What is being asked - Copy out all the lines exactly. Omit pictures.

Material provided -
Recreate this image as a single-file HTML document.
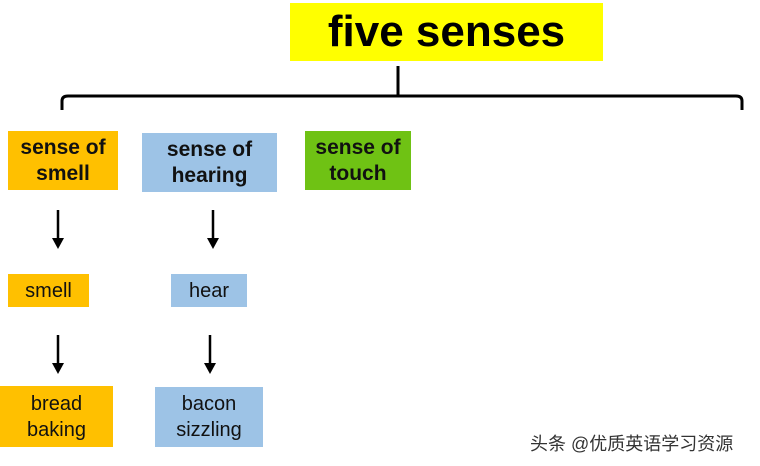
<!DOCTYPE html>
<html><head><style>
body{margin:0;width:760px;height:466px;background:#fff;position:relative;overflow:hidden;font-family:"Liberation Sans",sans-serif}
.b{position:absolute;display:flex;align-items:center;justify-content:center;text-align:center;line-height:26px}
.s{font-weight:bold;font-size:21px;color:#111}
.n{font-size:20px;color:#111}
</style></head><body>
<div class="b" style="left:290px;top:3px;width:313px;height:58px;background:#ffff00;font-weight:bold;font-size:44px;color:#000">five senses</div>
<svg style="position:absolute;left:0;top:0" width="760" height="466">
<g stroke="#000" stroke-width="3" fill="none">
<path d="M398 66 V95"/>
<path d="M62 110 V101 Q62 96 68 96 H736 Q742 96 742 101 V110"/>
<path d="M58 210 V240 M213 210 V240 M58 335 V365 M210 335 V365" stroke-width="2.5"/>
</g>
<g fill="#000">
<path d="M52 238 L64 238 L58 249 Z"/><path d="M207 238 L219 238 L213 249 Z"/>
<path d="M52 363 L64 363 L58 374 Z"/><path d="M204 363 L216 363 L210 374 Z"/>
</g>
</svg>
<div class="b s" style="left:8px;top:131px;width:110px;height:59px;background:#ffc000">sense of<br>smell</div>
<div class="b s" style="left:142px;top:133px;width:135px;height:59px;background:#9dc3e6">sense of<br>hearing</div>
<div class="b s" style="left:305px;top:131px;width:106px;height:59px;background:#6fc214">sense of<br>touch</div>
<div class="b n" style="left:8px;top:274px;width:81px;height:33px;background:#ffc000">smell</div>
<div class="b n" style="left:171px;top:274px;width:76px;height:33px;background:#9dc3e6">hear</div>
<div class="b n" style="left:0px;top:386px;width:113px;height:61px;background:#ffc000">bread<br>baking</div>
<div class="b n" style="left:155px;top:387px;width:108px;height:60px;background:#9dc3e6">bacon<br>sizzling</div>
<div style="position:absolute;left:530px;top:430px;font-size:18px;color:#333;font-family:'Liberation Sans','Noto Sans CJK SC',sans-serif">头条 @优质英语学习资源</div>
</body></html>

The result -
Recreate this image as a single-file HTML document.
<!DOCTYPE html>
<html><head><style>
body{margin:0;width:760px;height:466px;background:#fff;position:relative;overflow:hidden;font-family:"Liberation Sans",sans-serif}
.b{position:absolute;display:flex;align-items:center;justify-content:center;text-align:center;line-height:26px}
.s{font-weight:bold;font-size:21px;color:#111}
.n{font-size:20px;color:#111}
</style></head><body>
<div class="b" style="left:290px;top:3px;width:313px;height:58px;background:#ffff00;font-weight:bold;font-size:44px;color:#000">five senses</div>
<svg style="position:absolute;left:0;top:0" width="760" height="466">
<g stroke="#000" stroke-width="3" fill="none">
<path d="M398 66 V95"/>
<path d="M62 110 V101 Q62 96 68 96 H736 Q742 96 742 101 V110"/>
<path d="M58 210 V240 M213 210 V240 M58 335 V365 M210 335 V365" stroke-width="2.5"/>
</g>
<g fill="#000">
<path d="M52 238 L64 238 L58 249 Z"/><path d="M207 238 L219 238 L213 249 Z"/>
<path d="M52 363 L64 363 L58 374 Z"/><path d="M204 363 L216 363 L210 374 Z"/>
</g>
</svg>
<div class="b s" style="left:8px;top:131px;width:110px;height:59px;background:#ffc000">sense of<br>smell</div>
<div class="b s" style="left:142px;top:133px;width:135px;height:59px;background:#9dc3e6">sense of<br>hearing</div>
<div class="b s" style="left:305px;top:131px;width:106px;height:59px;background:#6fc214">sense of<br>touch</div>
<div class="b n" style="left:8px;top:274px;width:81px;height:33px;background:#ffc000">smell</div>
<div class="b n" style="left:171px;top:274px;width:76px;height:33px;background:#9dc3e6">hear</div>
<div class="b n" style="left:0px;top:386px;width:113px;height:61px;background:#ffc000">bread<br>baking</div>
<div class="b n" style="left:155px;top:387px;width:108px;height:60px;background:#9dc3e6">bacon<br>sizzling</div>
<div style="position:absolute;left:530px;top:430px;font-size:18px;color:#333;font-family:'Liberation Sans','Noto Sans CJK SC',sans-serif">头条 @优质英语学习资源</div>
</body></html>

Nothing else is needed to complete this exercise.